Pattern	NetWatch Implementation
Basic Agentic Loop with Tool Calling	Each model runs an agent loop with tools
Scatter-Gather	Parallel queries to different models and aggregate results
Durable Agent with Tools	Activities as tools with automatic retries

The TypeScript AI SDK integration is currently in Public Preview. The @temporalio/ai-sdk package wraps Vercel’s AI SDK, making durable AI agents feel like writing normal code. I didn’t hit any rough edges with it at all but something might likely pop up if preparing for production usage.

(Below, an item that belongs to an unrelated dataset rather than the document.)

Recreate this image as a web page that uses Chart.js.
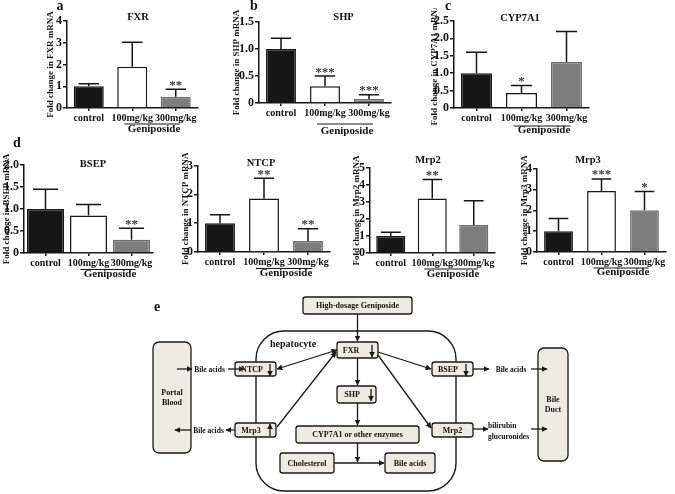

These patterns compose naturally. A scatter/gather across models could feed into a saga that takes action based on the aggregated analysis, with compensations if any downstream step fails. Or an agentic loop could use scatter/gather internally when it needs to cross-reference multiple sources before making a tool call. I’m planning to explore some of these compositions in future posts, along with comparing how these same patterns translate to other durable execution frameworks.

Wrapping Up

Building durable AI agents with Temporal provides guarantees that are difficult to achieve otherwise:

Automatic Durability: LLM calls become Activities with built-in retry logic. No manual error handling required for transient failures.
Clean Separation: API credentials stay on workers. Clients only need to know workflow names and Task Queues.
Observable by Default: Every step of agent execution is recorded and can be inspected through Temporal’s UI.
Familiar Developer Experience: The code looks almost identical to standard Vercel AI SDK usage. The temporalProvider.languageModel() wrapper is the only change.
Pattern Support: Complex patterns like scatter/gather work naturally with Temporal’s parallel execution model.

Production-ready AI agents don’t require reinventing infrastructure. Temporal provides the durable execution layer, letting you focus on the agent logic itself.